What you need to do
Make an exact copy of the lines, leaving the pictures out.

Given information
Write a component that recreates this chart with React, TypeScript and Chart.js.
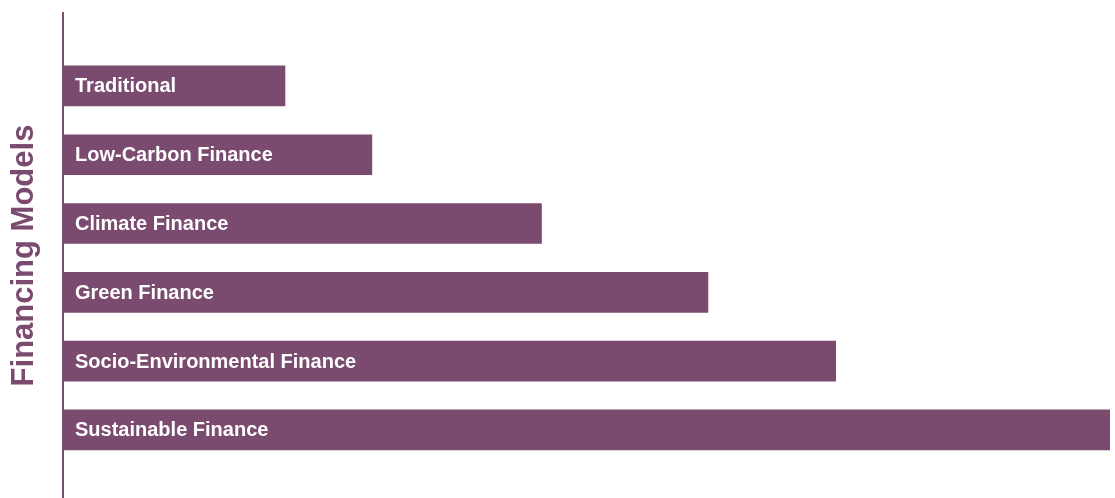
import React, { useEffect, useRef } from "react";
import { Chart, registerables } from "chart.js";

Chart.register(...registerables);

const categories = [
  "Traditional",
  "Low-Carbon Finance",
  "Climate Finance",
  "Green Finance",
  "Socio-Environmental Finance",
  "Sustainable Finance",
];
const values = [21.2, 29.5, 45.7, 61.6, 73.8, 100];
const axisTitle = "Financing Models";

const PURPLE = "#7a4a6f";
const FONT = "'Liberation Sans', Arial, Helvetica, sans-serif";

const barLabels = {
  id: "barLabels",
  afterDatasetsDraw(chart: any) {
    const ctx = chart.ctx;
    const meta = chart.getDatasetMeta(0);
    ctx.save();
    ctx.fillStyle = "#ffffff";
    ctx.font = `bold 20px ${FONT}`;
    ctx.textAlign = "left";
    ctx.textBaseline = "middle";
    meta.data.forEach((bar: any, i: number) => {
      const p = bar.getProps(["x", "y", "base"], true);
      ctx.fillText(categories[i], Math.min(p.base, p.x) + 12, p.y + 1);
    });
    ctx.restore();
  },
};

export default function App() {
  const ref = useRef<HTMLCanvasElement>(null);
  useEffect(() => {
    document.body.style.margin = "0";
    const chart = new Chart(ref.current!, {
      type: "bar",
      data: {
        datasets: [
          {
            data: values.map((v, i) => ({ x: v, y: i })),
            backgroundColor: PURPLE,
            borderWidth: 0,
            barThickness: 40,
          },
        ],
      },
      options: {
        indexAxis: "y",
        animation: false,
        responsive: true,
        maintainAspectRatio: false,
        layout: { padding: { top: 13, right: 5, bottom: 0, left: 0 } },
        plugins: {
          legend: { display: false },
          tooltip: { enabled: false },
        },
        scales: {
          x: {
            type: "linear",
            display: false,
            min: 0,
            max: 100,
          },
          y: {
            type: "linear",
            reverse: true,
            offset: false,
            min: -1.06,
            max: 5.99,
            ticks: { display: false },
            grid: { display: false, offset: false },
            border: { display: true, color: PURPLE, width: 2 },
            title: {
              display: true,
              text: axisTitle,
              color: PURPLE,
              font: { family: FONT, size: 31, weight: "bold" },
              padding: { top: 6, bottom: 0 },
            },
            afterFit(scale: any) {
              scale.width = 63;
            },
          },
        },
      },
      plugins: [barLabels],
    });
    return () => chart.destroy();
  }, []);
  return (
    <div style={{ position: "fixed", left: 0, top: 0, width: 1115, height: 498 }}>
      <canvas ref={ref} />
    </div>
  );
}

Final answer
Write a component that recreates this chart with React, TypeScript and Chart.js.
import React, { useEffect, useRef } from "react";
import { Chart, registerables } from "chart.js";

Chart.register(...registerables);

const categories = [
  "Traditional",
  "Low-Carbon Finance",
  "Climate Finance",
  "Green Finance",
  "Socio-Environmental Finance",
  "Sustainable Finance",
];
const values = [21.2, 29.5, 45.7, 61.6, 73.8, 100];
const axisTitle = "Financing Models";

const PURPLE = "#7a4a6f";
const FONT = "'Liberation Sans', Arial, Helvetica, sans-serif";

const barLabels = {
  id: "barLabels",
  afterDatasetsDraw(chart: any) {
    const ctx = chart.ctx;
    const meta = chart.getDatasetMeta(0);
    ctx.save();
    ctx.fillStyle = "#ffffff";
    ctx.font = `bold 20px ${FONT}`;
    ctx.textAlign = "left";
    ctx.textBaseline = "middle";
    meta.data.forEach((bar: any, i: number) => {
      const p = bar.getProps(["x", "y", "base"], true);
      ctx.fillText(categories[i], Math.min(p.base, p.x) + 12, p.y + 1);
    });
    ctx.restore();
  },
};

export default function App() {
  const ref = useRef<HTMLCanvasElement>(null);
  useEffect(() => {
    document.body.style.margin = "0";
    const chart = new Chart(ref.current!, {
      type: "bar",
      data: {
        datasets: [
          {
            data: values.map((v, i) => ({ x: v, y: i })),
            backgroundColor: PURPLE,
            borderWidth: 0,
            barThickness: 40,
          },
        ],
      },
      options: {
        indexAxis: "y",
        animation: false,
        responsive: true,
        maintainAspectRatio: false,
        layout: { padding: { top: 13, right: 5, bottom: 0, left: 0 } },
        plugins: {
          legend: { display: false },
          tooltip: { enabled: false },
        },
        scales: {
          x: {
            type: "linear",
            display: false,
            min: 0,
            max: 100,
          },
          y: {
            type: "linear",
            reverse: true,
            offset: false,
            min: -1.06,
            max: 5.99,
            ticks: { display: false },
            grid: { display: false, offset: false },
            border: { display: true, color: PURPLE, width: 2 },
            title: {
              display: true,
              text: axisTitle,
              color: PURPLE,
              font: { family: FONT, size: 31, weight: "bold" },
              padding: { top: 6, bottom: 0 },
            },
            afterFit(scale: any) {
              scale.width = 63;
            },
          },
        },
      },
      plugins: [barLabels],
    });
    return () => chart.destroy();
  }, []);
  return (
    <div style={{ position: "fixed", left: 0, top: 0, width: 1115, height: 498 }}>
      <canvas ref={ref} />
    </div>
  );
}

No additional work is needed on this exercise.